Scientists have long known that in the earliest days of the solar system, planets and protoplanets known as "planetesimals" formed via a combination of collisions and core formation, which triggered chemical changes to the cores' composition. But the level of influence for each of these forces has been unknown. Adding to the mystery, some planetesimals have unusual chemical signatures that would require the presence of highly unlikely metals at the start of a naturally evolving core formation process.

Grewal and his colleagues say the explanation lies with the smash-and-rebuild nature of the early solar system.

For the new study, the researchers created simulations of how planetary cores developed in the early years of the solar system based on a reinterpretation of data taken from iron meteorites—the remnants of the metallic cores of the first planetesimals.

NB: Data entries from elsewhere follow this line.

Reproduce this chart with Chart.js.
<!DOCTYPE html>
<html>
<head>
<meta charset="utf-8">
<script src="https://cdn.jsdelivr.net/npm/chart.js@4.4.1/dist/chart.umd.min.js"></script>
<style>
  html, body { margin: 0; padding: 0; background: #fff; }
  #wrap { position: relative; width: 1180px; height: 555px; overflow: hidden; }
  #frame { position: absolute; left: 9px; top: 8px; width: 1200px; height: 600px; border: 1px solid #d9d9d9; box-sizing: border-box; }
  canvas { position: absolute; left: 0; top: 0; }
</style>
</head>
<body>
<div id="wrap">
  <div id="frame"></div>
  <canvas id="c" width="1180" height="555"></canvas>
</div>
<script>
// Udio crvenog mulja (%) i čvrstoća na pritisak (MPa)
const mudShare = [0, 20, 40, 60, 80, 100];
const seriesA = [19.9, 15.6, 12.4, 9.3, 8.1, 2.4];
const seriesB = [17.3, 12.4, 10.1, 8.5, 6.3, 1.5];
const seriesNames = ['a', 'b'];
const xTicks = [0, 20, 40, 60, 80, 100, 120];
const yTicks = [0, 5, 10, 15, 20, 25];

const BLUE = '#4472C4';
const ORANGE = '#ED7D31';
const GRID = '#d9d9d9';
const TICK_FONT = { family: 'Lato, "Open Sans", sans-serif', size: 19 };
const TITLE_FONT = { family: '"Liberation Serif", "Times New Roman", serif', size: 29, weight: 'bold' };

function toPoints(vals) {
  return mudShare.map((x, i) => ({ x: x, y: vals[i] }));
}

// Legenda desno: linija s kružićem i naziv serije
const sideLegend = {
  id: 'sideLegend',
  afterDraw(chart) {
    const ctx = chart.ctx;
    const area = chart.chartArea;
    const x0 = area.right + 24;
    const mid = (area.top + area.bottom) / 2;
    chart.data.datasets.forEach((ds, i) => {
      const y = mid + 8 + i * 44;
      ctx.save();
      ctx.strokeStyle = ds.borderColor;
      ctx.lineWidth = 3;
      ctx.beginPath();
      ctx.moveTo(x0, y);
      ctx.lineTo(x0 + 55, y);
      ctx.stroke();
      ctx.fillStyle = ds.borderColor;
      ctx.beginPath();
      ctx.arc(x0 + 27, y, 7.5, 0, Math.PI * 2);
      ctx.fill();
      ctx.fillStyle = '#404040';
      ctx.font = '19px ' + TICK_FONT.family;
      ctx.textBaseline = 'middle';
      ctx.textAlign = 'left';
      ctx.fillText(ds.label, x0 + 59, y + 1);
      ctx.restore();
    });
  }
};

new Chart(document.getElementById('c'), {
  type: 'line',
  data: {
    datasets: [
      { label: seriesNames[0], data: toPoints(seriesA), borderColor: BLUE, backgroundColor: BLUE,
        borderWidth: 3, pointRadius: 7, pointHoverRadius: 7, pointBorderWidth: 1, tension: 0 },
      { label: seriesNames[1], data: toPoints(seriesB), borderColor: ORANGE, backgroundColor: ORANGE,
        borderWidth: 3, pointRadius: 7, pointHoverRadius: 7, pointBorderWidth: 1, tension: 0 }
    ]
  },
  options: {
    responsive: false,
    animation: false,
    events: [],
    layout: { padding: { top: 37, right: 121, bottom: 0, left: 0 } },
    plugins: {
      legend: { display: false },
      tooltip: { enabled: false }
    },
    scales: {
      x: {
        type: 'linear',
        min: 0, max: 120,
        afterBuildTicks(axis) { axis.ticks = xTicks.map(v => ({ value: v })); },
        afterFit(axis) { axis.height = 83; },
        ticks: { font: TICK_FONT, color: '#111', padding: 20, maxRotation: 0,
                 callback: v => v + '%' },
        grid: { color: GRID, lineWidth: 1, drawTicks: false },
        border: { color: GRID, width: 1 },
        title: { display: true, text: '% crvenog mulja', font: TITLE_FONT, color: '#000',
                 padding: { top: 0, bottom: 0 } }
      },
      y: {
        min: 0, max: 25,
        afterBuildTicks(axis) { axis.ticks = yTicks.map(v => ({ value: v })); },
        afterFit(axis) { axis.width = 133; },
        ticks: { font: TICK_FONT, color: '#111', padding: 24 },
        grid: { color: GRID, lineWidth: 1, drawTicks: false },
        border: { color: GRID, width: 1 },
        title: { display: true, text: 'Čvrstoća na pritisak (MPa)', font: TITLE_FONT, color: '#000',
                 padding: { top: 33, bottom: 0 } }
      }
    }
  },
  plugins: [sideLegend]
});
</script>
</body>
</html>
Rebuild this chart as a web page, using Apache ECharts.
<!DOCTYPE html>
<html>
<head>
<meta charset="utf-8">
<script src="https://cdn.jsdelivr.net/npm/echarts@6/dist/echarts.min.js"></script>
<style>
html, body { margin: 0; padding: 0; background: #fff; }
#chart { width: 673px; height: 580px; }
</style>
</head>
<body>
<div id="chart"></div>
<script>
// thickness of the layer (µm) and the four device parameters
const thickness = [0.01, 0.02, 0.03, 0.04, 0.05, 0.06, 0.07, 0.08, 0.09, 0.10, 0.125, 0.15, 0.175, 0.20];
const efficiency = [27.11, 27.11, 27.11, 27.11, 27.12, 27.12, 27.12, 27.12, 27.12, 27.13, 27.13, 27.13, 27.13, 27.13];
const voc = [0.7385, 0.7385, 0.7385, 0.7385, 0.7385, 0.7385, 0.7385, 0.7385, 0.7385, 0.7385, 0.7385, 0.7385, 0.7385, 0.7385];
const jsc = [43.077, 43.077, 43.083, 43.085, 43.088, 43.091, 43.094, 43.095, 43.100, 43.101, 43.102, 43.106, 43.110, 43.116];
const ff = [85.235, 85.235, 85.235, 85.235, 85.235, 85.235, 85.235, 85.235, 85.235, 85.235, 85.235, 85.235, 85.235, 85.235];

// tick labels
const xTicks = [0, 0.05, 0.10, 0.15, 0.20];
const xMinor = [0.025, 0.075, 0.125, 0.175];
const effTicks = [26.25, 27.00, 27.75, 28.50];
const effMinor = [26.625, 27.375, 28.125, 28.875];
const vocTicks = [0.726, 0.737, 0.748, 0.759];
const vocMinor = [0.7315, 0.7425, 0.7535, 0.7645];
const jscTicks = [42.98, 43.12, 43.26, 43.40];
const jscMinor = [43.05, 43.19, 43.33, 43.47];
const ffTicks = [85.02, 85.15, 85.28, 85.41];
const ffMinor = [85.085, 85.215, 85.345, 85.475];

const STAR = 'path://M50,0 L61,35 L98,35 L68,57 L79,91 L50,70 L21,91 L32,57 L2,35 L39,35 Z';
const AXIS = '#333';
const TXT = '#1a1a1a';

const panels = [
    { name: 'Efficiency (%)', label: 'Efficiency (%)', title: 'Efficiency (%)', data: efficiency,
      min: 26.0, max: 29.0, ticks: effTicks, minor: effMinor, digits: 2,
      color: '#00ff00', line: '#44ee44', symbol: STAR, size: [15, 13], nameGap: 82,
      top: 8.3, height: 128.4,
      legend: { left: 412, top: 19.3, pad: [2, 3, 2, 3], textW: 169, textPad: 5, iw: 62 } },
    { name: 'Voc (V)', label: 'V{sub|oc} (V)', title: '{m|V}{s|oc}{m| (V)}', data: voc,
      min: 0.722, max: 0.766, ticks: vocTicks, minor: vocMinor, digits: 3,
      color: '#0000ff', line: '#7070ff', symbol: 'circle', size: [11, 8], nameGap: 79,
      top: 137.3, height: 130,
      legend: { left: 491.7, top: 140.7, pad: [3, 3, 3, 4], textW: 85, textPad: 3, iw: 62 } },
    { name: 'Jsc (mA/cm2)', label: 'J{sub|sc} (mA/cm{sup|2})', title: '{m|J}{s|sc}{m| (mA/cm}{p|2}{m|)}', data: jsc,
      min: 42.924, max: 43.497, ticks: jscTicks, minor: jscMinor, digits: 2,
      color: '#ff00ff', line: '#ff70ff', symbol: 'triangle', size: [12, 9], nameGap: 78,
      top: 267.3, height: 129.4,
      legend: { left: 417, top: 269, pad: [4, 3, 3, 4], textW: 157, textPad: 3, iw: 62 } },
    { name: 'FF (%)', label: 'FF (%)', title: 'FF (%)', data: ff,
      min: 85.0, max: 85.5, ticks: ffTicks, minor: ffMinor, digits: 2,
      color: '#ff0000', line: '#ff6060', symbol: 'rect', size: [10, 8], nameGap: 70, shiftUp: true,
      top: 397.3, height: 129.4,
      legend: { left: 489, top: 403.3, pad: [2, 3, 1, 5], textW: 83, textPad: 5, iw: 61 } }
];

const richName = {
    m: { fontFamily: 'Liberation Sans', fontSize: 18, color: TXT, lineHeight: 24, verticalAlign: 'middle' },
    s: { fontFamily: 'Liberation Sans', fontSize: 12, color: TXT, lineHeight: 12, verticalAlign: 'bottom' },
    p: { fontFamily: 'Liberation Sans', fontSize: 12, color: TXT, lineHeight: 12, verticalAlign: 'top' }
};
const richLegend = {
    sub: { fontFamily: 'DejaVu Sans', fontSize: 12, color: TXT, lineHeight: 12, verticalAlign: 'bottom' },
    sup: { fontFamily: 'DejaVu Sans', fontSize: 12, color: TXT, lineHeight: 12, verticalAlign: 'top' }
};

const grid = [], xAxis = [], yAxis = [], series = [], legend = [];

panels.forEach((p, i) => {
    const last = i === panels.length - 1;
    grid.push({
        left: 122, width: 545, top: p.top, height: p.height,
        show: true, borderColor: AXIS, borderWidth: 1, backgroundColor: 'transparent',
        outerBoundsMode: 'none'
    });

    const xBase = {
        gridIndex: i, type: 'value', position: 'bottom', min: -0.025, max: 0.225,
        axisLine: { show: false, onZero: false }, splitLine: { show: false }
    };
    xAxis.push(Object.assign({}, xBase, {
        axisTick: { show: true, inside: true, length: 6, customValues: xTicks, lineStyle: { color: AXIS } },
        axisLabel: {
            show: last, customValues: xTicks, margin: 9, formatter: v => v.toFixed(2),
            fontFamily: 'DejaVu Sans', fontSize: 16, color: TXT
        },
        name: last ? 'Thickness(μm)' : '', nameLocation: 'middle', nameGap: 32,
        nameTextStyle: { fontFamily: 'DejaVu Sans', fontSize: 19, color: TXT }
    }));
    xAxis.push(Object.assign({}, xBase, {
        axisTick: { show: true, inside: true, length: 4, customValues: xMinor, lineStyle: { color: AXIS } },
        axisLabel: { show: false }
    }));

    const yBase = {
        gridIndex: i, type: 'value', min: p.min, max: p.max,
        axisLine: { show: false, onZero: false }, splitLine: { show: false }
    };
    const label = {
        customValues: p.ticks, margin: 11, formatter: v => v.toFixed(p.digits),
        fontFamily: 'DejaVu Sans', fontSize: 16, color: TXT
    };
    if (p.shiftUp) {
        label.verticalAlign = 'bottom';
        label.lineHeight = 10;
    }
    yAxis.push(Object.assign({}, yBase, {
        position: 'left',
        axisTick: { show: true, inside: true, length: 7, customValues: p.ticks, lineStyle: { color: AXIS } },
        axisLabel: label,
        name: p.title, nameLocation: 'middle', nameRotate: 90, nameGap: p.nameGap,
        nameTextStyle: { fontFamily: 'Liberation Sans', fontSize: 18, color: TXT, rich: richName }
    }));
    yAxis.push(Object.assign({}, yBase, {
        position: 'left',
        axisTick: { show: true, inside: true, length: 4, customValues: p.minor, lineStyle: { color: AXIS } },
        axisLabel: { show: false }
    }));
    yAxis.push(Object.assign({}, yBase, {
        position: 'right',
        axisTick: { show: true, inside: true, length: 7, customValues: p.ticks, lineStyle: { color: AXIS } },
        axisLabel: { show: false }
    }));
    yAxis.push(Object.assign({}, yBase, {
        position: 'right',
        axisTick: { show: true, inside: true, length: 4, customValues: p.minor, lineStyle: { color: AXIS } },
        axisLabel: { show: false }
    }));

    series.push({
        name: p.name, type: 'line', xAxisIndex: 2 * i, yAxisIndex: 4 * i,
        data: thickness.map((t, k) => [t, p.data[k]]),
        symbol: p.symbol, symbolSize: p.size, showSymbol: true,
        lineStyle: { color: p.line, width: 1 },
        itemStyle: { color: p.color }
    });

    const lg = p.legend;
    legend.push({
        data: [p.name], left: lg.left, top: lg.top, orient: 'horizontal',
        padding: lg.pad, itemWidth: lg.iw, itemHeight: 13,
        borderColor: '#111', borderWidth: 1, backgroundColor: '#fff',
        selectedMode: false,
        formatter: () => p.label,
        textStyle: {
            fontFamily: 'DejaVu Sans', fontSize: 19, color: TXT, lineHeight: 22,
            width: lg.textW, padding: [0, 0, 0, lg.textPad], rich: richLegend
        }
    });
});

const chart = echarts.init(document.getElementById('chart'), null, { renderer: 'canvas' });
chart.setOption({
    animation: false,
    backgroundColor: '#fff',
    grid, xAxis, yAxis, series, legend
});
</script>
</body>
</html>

The researchers hypothesize that high-energy collisions began 1 million to 2 million years after the forming of the solar system (considered "early" in cosmological terms). At that stage, some planetesimals had formed metal-rich cores, but the process was not complete.

Collisions shattered these cores, and their fragments later reassembled themselves into new planetary bodies.

"These events determined which elements and minerals young worlds carried into the next stage of planet formation," Grewal said. "Our findings show that the pathway to planetary formation was far more dynamic and complex than previously thought."

Varun Manilal, a graduate student in Earth and planetary sciences at Yale, is co-author of the study. Additional co-authors are Zhongtian Zhang, a former Carnegie Institution of Science postdoctoral fellow who is now at Princeton, Thomas Kruijer of the Lawrence Livermore National Laboratory, William Bottke of Southwest Research Institute, and Sarah Stewart of Arizona State University.